Meno, Marlette and Hartup have big plans for the future of WBL, and having their own night at a Crushers game is just the first step in those big plans.

“It really started when we did the tryouts and going from there,” Hartup said. “Dave’s been the one who’s put this together. Both Steve and I grew up in Westlake and we actually played in this league as kids, so we’ve been a part of this forever. The league’s come a long way from when we were playing. But we’re still playing on the same fields that I did, which is pretty neat.

“It’s been fun working with Dave and Steve on what we want to do with the league and work with the city on the fields and make it more of an experience. We’re all part of travel leagues, so we go to other communities and we’ve seen a lot of neat things that we want to bring back to Westlake. But this, this has been a big lead in to what we want to do.”

The tryouts drew 300 kids for their three divisions – Major, Minor and Pony. Marlette said 85 percent of the players in the league were a part of Saturday’s festivities.

“We had an evaluation camp and we used that to even pair up the teams,” Marlette said. “The reason for that is we didn’t want one team that was always good and one team that was always bad. We’ve seen some good teams emerge due to hard work and good coaching, but we’re seeing a lot of one- or two-run games this year. A lot of close games, and that’s baseball.

“We don’t want to beat teams, 18-1, or lose games, 18-1. Either way is not as enjoyable as it is to play in a tight, 6-4, game that comes down to the last inning. We want the kids to learn to win with dignity, lose with dignity and have good sportsmanship throughout. And that’s what it’s really about – sportsmanship and development, not wins and losses.
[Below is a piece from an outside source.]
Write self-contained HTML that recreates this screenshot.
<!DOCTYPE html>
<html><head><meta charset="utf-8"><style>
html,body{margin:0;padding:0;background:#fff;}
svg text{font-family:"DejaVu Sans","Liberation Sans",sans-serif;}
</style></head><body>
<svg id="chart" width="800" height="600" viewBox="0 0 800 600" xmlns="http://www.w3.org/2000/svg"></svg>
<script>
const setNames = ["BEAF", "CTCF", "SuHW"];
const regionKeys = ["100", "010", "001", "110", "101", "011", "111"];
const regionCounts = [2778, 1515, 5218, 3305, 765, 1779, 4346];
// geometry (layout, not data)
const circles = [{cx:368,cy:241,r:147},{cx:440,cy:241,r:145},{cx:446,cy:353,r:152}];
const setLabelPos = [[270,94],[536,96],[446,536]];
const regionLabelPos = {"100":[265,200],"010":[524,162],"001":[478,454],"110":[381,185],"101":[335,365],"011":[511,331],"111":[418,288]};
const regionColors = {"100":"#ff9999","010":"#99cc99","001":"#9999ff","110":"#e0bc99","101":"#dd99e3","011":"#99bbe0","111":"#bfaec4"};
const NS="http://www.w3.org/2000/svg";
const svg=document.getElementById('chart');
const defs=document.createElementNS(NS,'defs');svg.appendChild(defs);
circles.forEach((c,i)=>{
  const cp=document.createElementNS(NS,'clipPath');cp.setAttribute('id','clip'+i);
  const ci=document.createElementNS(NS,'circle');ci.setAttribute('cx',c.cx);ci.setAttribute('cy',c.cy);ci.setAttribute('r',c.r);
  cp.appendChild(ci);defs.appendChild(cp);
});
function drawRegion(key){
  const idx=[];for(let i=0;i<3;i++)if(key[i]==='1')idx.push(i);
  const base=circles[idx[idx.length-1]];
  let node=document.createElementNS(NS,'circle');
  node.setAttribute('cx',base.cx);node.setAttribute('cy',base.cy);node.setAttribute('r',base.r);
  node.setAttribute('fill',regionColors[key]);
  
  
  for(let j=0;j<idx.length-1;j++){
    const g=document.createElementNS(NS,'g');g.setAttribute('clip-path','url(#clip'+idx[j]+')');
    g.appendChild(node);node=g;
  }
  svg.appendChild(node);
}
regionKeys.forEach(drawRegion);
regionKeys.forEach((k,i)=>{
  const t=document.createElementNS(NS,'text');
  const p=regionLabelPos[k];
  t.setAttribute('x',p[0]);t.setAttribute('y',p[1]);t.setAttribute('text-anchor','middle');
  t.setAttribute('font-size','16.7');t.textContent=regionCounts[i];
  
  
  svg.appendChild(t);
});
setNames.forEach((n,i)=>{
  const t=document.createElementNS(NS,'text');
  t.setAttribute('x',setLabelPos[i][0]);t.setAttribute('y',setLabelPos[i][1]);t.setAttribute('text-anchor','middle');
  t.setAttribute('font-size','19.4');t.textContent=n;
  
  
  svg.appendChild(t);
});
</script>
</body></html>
That’s our philosophy.”

Meno said that this is his, Hartup’s and Marlette’s first year on the WBL board in these positions, but all three have been coaching their kids, who are now in the early teens, since they were five years old in the league.

Jayden Hess, along with the other Westlake Baseball players, were able to play catch in the outfield of All-Pro Stadium prior to Saturday night's Frontier League game. Photo – Daniel Ondercin

“I think baseball’s a great game,” Meno said. “It’s a great game for kids and to bring families together. Baseball, in general, really can bring a community together. And when you have events like this, it only enhances that.
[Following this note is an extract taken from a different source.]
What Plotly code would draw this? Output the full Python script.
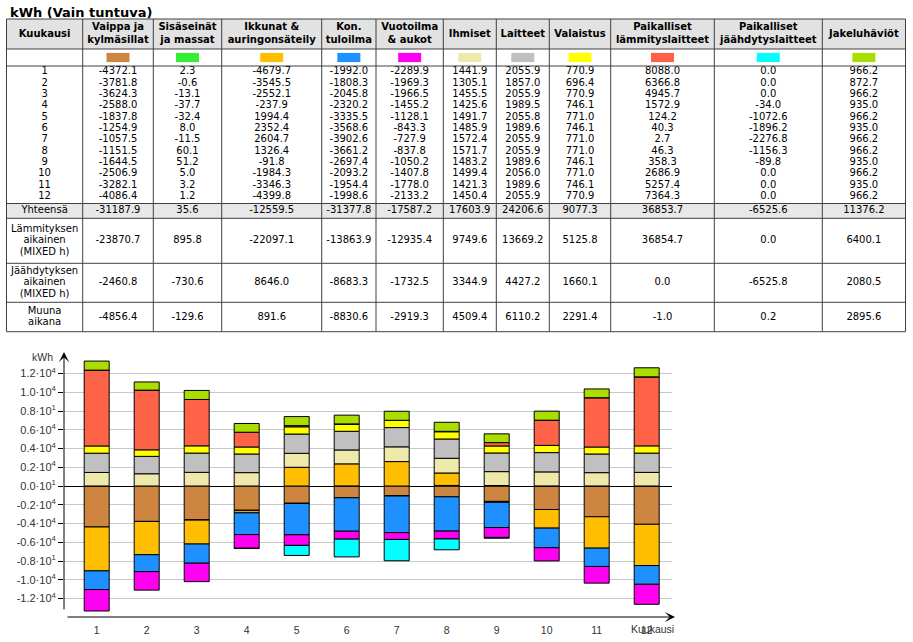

“Mike Link, who works with the Crushers, has really been our ‘link’ to making this happen. He’s really been instrumental in putting this together and Westlake Baseball really appreciates everything that the Crushers and Mike have done for us.”

Link, speaking on behalf of the Crushers, hopes the WBL does make it an annual partnership.

“I thank them for everything, and the Crushers thank them for everything,” he said. “They’ve been great to work with and this has been a fun event. We’re looking forward to doing this again next year.”